I am really anal about jam, as I am about most things that are important to me. I'm extremely anal about strawberry jam as it the most important jam of all. She's the Queen of jams, and she deserves special attention. The strawberries in my strawberry jam are not cooked to a pulp, they maintain their integrity and shape (heart-shaped halves) and they are suspended in a clear crimson syrup, almost like candied strawberries.


Lemon must be added, a lot of it, because it makes the strawberries taste strawberry-er, their strawberry-est. I also add a tiny pinch of salt for this purpose, and the tiniest nugget of butter at the end which helps dissolve the jam scum, and means that you are left with lovely clear liquid.

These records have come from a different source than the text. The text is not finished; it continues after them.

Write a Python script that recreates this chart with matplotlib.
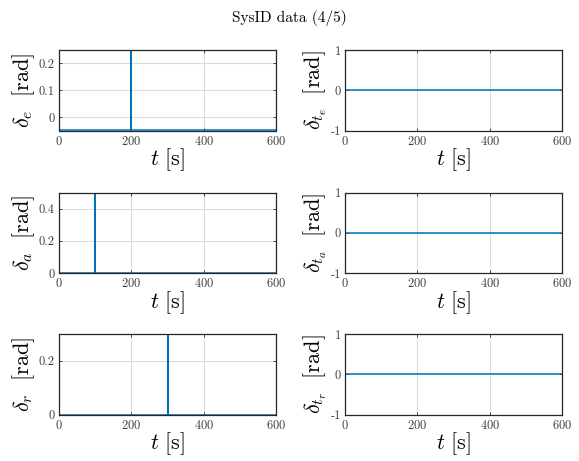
import numpy as np
import matplotlib
matplotlib.use("Agg")
import matplotlib.pyplot as plt

plt.rcParams["font.family"] = "serif"
plt.rcParams["font.serif"] = ["cmr10"]
plt.rcParams["mathtext.fontset"] = "cm"
plt.rcParams["axes.unicode_minus"] = False
plt.rcParams["axes.formatter.use_mathtext"] = True

# pulse inputs (time in s, deflection in rad)
t_elev = [0, 200, 200, 200, 600]
d_elev = [-0.05, -0.05, 0.25, -0.05, -0.05]
t_ail = [0, 100, 100, 100, 600]
d_ail = [0, 0, 0.5, 0, 0]
t_rud = [0, 300, 300, 300, 600]
d_rud = [0, 0, 0.3, 0, 0]
t_tab = [0, 600]
d_tab_e = [0, 0]
d_tab_a = [0, 0]
d_tab_r = [0, 0]

left_labels = [r"$\delta_e\ \ [\mathrm{rad}]$", r"$\delta_a\ \ [\mathrm{rad}]$", r"$\delta_r\ \ [\mathrm{rad}]$"]
right_labels = [r"$\delta_{t_e}\ \ [\mathrm{rad}]$", r"$\delta_{t_a}\ \ [\mathrm{rad}]$", r"$\delta_{t_r}\ \ [\mathrm{rad}]$"]
left_ylims = [(-0.05, 0.25), (0, 0.5), (0, 0.3)]
left_yticks = [[0, 0.1, 0.2], [0, 0.2, 0.4], [0, 0.2]]
left_ticklabels = [["0", "0.1", "0.2"], ["0", "0.2", "0.4"], ["0", "0.2"]]

left_data = [(t_elev, d_elev), (t_ail, d_ail), (t_rud, d_rud)]
right_data = [(t_tab, d_tab_e), (t_tab, d_tab_a), (t_tab, d_tab_r)]

W, H = 579, 461
fig = plt.figure(figsize=(W / 100, H / 100), dpi=100)
fig.text(0.5, 1 - 18 / H, "SysID data (4/5)", ha="center", va="center", fontsize=11)

row_tops = [50, 192.5, 334]
ax_h = 80.5
col_lefts = [59, 345]
ax_w = 217

blue = "#0072BD"
edge = "#262626"


def style(ax):
    ax.grid(True, color="#dcdcdc", linewidth=0.8)
    ax.set_axisbelow(True)
    for s in ax.spines.values():
        s.set_color(edge)
        s.set_linewidth(0.9)
    ax.tick_params(direction="in", length=2.5, width=0.6, color=edge, labelsize=9,
                   labelcolor="#404040", top=True, right=True, pad=3)
    ax.set_xlim(0, 600)
    ax.set_xticks([0, 200, 400, 600])
    ax.set_xlabel(r"$t\ [\mathrm{s}]$", fontsize=16, labelpad=-1)


for i in range(3):
    bottom = 1 - (row_tops[i] + ax_h) / H
    # left column: control surfaces
    ax = fig.add_axes([col_lefts[0] / W, bottom, ax_w / W, ax_h / H])
    ax.plot(left_data[i][0], left_data[i][1], color=blue, linewidth=1.1)
    style(ax)
    ax.set_ylim(*left_ylims[i])
    ax.set_yticks(left_yticks[i])
    ax.set_yticklabels(left_ticklabels[i])
    ax.set_ylabel(left_labels[i], fontsize=16, labelpad=1)

    # right column: trim tabs
    ax = fig.add_axes([col_lefts[1] / W, bottom, ax_w / W, ax_h / H])
    ax.plot(right_data[i][0], right_data[i][1], color=blue, linewidth=1.1)
    style(ax)
    ax.set_ylim(-1, 1)
    ax.set_yticks([-1, 0, 1])
    ax.set_yticklabels(["-1", "0", "1"])
    ax.set_ylabel(right_labels[i], fontsize=16, labelpad=1)

fig.savefig("out.png", dpi=100)
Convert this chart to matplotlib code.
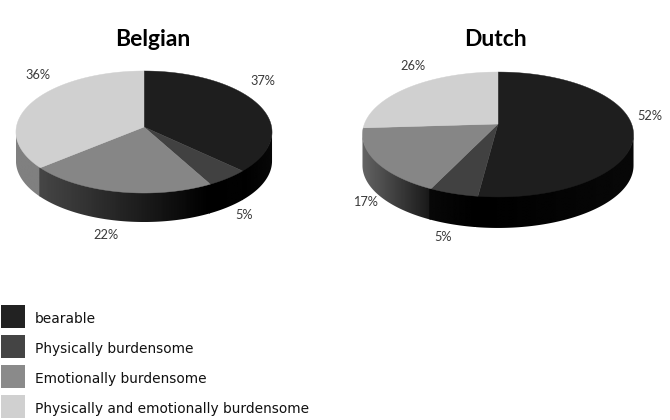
import matplotlib
matplotlib.use('Agg')
import matplotlib.pyplot as plt
from matplotlib.patches import Polygon, Rectangle
import numpy as np

categories = ['bearable', 'Physically burdensome', 'Emotionally burdensome',
              'Physically and emotionally burdensome']
belgian = [37, 5, 22, 36]
dutch = [52, 5, 17, 26]

top_colors = ['#1e1e1e', '#414141', '#868686', '#d0d0d0']
legend_colors = ['#222222', '#444444', '#8a8a8a', '#d0d0d0']

fig = plt.figure(figsize=(6.7, 4.2), dpi=100)
ax = fig.add_axes([0, 0, 1, 1])


def rim(th, cx, cy, a, b, k):
    # circle seen in perspective, th clockwise from 12 o'clock
    u, v = np.sin(th), np.cos(th)
    w = 1 + k * v
    return cx + a * u / w, cy - b * v / w


def pie3d(values, cx, cy, a, b, k, depth, wall_shades):
    fr = np.cumsum([0] + list(values)) / sum(values) * 2 * np.pi
    dense = np.linspace(0, 2 * np.pi, 1441)
    xs = rim(dense, cx, cy, a, b, k)[0]
    th_r, th_l = dense[np.argmax(xs)], dense[np.argmin(xs)]
    for i in range(len(values)):
        # side wall, only the part turned towards the viewer
        t0, t1 = max(fr[i], th_r), min(fr[i + 1], th_l)
        if t1 > t0:
            # small overlap so no white seam shows between two walls
            th = np.linspace(t0, min(t1 + 0.012, th_l), 120)
            x, y = rim(th, cx, cy, a, b, k)
            pts = np.r_[np.c_[x, y - 1], np.c_[x[::-1], y[::-1] + depth]]
            clip = Polygon(pts, transform=ax.transData, fc='none', ec='none')
            ax.add_patch(clip)
            grad = np.linspace(wall_shades[i][0], wall_shades[i][1], 64)[None, :]
            im = ax.imshow(grad, cmap='gray', vmin=0, vmax=255, aspect='auto',
                           extent=(x.min(), x.max(), y.max() + depth, y.min() - 1),
                           interpolation='bilinear', zorder=1 + 0.01 * (len(values) - i))
            im.set_clip_path(clip)
        # top face
        th = np.linspace(fr[i], fr[i + 1], 120)
        x, y = rim(th, cx, cy, a, b, k)
        pts = np.r_[[[cx, cy]], np.c_[x, y]]
        ax.add_patch(Polygon(pts, fc=top_colors[i], ec=top_colors[i], lw=0.3, zorder=2))


# wall shades are given left to right for each slice
pie3d(belgian, 144, 127, 127.6, 60.6, 0.082, 29,
      [(0, 8), (0, 2), (70, 0), (128, 128)])
pie3d(dutch, 498, 124, 133.6, 60.7, 0.168, 31,
      [(0, 8), (8, 0), (100, 24), (128, 128)])

ax.text(153, 39, 'Belgian', fontsize=16.5, fontweight='bold', family='Lato',
        ha='center', va='center', color='black')
ax.text(495, 39, 'Dutch', fontsize=16.5, fontweight='bold', family='Lato',
        ha='center', va='center', color='black')

label_xy_b = [(263, 81), (244, 215), (106, 235), (38, 75)]
label_xy_d = [(650, 116), (443, 237), (365, 202), (413, 66)]
for vals, places in ((belgian, label_xy_b), (dutch, label_xy_d)):
    for v, (lx, ly) in zip(vals, places):
        ax.text(lx, ly, f'{v}%', fontsize=9.2, family='Lato', color='#3a3a3a',
                ha='center', va='center')

legend_y = [305, 335, 365, 395]
for name, col, ly in zip(categories, legend_colors, legend_y):
    ax.add_patch(Rectangle((1, ly), 24, 23, fc=col, ec='none'))
    ax.text(35, ly + 14, name, fontsize=9.9, family='DejaVu Sans', color='#111111',
            ha='left', va='center')

ax.set_xlim(0, 670)
ax.set_ylim(420, 0)
ax.axis('off')
fig.savefig('out.png', dpi=100)
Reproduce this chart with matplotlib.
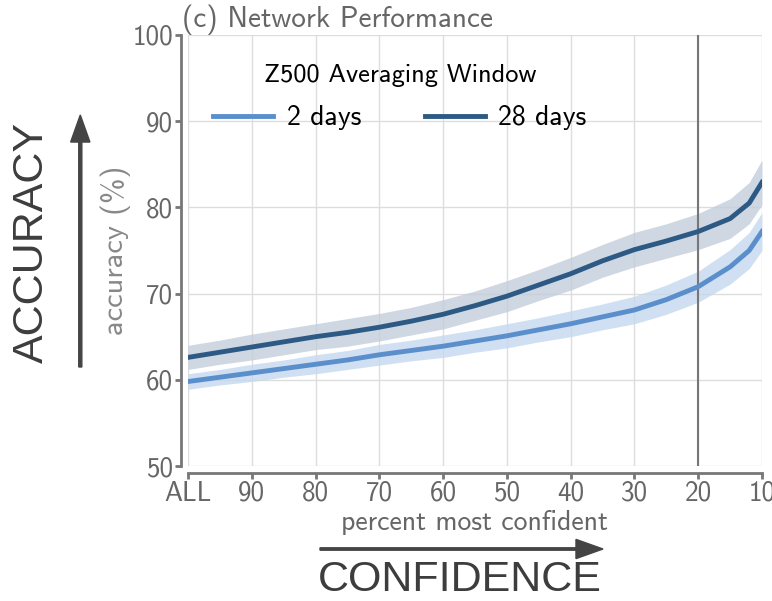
import numpy as np
import matplotlib
matplotlib.use('Agg')
import matplotlib.pyplot as plt

plt.rcParams['axes.unicode_minus'] = False

# percent most confident (100 = ALL samples)
percent = [100, 95, 90, 85, 80, 75, 70, 65, 60, 55, 50, 45, 40, 35, 30, 25, 20, 15, 12, 10]

# 2-day averaging window: mean accuracy and spread
acc_2 = [59.8, 60.3, 60.8, 61.3, 61.8, 62.3, 62.9, 63.4, 63.9, 64.5, 65.1, 65.8, 66.5, 67.3, 68.1, 69.3, 70.8, 73.1, 75.0, 77.2]
spr_2 = [0.9, 0.9, 1.0, 1.0, 1.1, 1.1, 1.2, 1.2, 1.3, 1.3, 1.4, 1.4, 1.5, 1.5, 1.6, 1.7, 1.8, 2.0, 2.1, 2.2]

# 28-day averaging window
acc_28 = [62.6, 63.2, 63.8, 64.4, 65.0, 65.5, 66.1, 66.8, 67.6, 68.6, 69.7, 71.0, 72.3, 73.8, 75.1, 76.1, 77.2, 78.7, 80.5, 82.9]
spr_28 = [1.4, 1.4, 1.5, 1.5, 1.5, 1.6, 1.6, 1.6, 1.7, 1.7, 1.8, 1.8, 1.9, 1.9, 2.0, 2.0, 2.1, 2.3, 2.4, 2.6]

xticks = [100, 90, 80, 70, 60, 50, 40, 30, 20, 10]
xticklabels = ['ALL', '90', '80', '70', '60', '50', '40', '30', '20', '10']
yticks = [50, 60, 70, 80, 90, 100]

c2 = '#5b8fcc'
c28 = '#2d5985'
gray = '#666666'
cm = 'cmss10'

fig = plt.figure(figsize=(7.72, 6.01), dpi=100)
ax = fig.add_axes([0.2435, 0.2246, 0.7435, 0.7172])

x = np.array(percent)
a2, s2 = np.array(acc_2), np.array(spr_2)
a28, s28 = np.array(acc_28), np.array(spr_28)

ax.fill_between(x, a2 - s2, a2 + s2, color='#c5d8ee', alpha=0.8, lw=0)
ax.fill_between(x, a28 - s28, a28 + s28, color='#c3cedb', alpha=0.8, lw=0)
ax.plot(x, a2, color=c2, lw=3.5, label='2 days')
ax.plot(x, a28, color=c28, lw=3.5, label='28 days')

ax.axvline(20, color='#777777', lw=1.5, zorder=1)

ax.set_xlim(100, 10)
ax.set_ylim(50, 100)
ax.set_xticks(xticks)
ax.set_xticklabels(xticklabels)
ax.set_yticks(yticks)
ax.grid(True, color='#dddddd', lw=1)
ax.set_axisbelow(True)

for s in ['top', 'right']:
    ax.spines[s].set_visible(False)
for s in ['left', 'bottom']:
    ax.spines[s].set_position(('outward', 5))
    ax.spines[s].set_color('#777777')
    ax.spines[s].set_linewidth(2)
ax.tick_params(colors='#777777', width=2, length=4, pad=1.5, labelcolor=gray, labelsize=19.5)
for lab in ax.get_xticklabels() + ax.get_yticklabels():
    lab.set_family(cm)

ax.set_xlabel('percent most confident', family=cm, fontsize=20, color=gray, labelpad=3)
ax.set_ylabel('accuracy (%)', family=cm, fontsize=22, color='#888888', labelpad=1)
ax.set_title('(c) Network Performance', family=cm, fontsize=21, color=gray,
             loc='left', pad=3, x=-0.01)

leg = ax.legend(loc='upper left', bbox_to_anchor=(0.0, 0.99), ncol=2, frameon=False,
                title='Z500 Averaging Window', handlelength=2.15, columnspacing=2.3,
                handletextpad=0.5, prop={'family': cm, 'size': 20})
leg.get_title().set_family(cm)
leg.get_title().set_fontsize(19)
leg._legend_box.sep = 13

# direction arrows
fig.patches.append(matplotlib.patches.FancyArrow(
    0.104, 1 - 367 / 601, 0, (367 - 115) / 601 - 0.045, width=0.004, head_width=0.025,
    head_length=0.045, color='#444444', transform=fig.transFigure, figure=fig))
fig.patches.append(matplotlib.patches.FancyArrow(
    320 / 772, 1 - 549 / 601, (603 - 320) / 772 - 0.035, 0, width=0.004, head_width=0.032,
    head_length=0.035, color='#444444', transform=fig.transFigure, figure=fig))

fig.text(0.041, 1 - 242 / 601, 'ACCURACY', rotation=90, ha='center', va='center',
         family='Liberation Sans', fontsize=31, color='#3d3d3d')
fig.text(460 / 772, 1 - 580 / 601, 'CONFIDENCE', ha='center', va='center',
         family='Liberation Sans', fontsize=31, color='#3d3d3d')

fig.savefig('out.png', dpi=100)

In general jam must never be overcooked and solid - beware the bounce-back of a finger pressed on the surface. For me jam must be on the loose side, tasting more of fruit than of sugar. I also don't sterilise my jars because a) I hate doing it and b) I keep my jam in the fridge and eat it while its good and fresh, and even without sterilisation it doesn't go mouldy like this for up to 6 months, and I've always finished it long before then. The reality is jam should be so good you physically can't keep it for the whole year, and you spend six months gorging hedonistically and then six months eagerly anticipating the next batch. I'm all or nothing like that. If you eat jam less greedily than me and wish to keep it longer, then by all means sterilise your jars.


Makes 6 jars (5 to keep, one to gift to a Very Special Person)


1.2 kg best strawberries

800g sugar (caster or granulated)

2 lemons

pinch salt

tiny nut of butter (literally hazelnut size)


The night before you want to make your jam wash, hull and halve your strawberries and place them in a large bowl. Pour over the sugar, cut the lemons into quarters (removing any pips) and squeeze them over the fruit and then drop them in the bowl too. Stir the whole lot a few times and then cover and leave to macerate.


The next day, put your jars through the dishwasher on the hottest setting, or wash them in hot soapy water if you don't have a dishwasher. Place two small saucers in the fridge.


Remove the lemons from the bowl of strawberries and discard them. Pour the fruit and the syrup into your jam pan (or large saucepan) and bring to the boil. Simmer for 10 minutes. Take a little of the jam and dribble it onto one of the cold saucers. Wait a few seconds and then push it with your finger. If wrinkles appear on the surface of the jam then your jam is ready to pot. If not, cook for a few minutes longer. Add the nut of butter and the pinch of salt and stir gently to dissolve the scum. Ladle into your prepared jars and seal.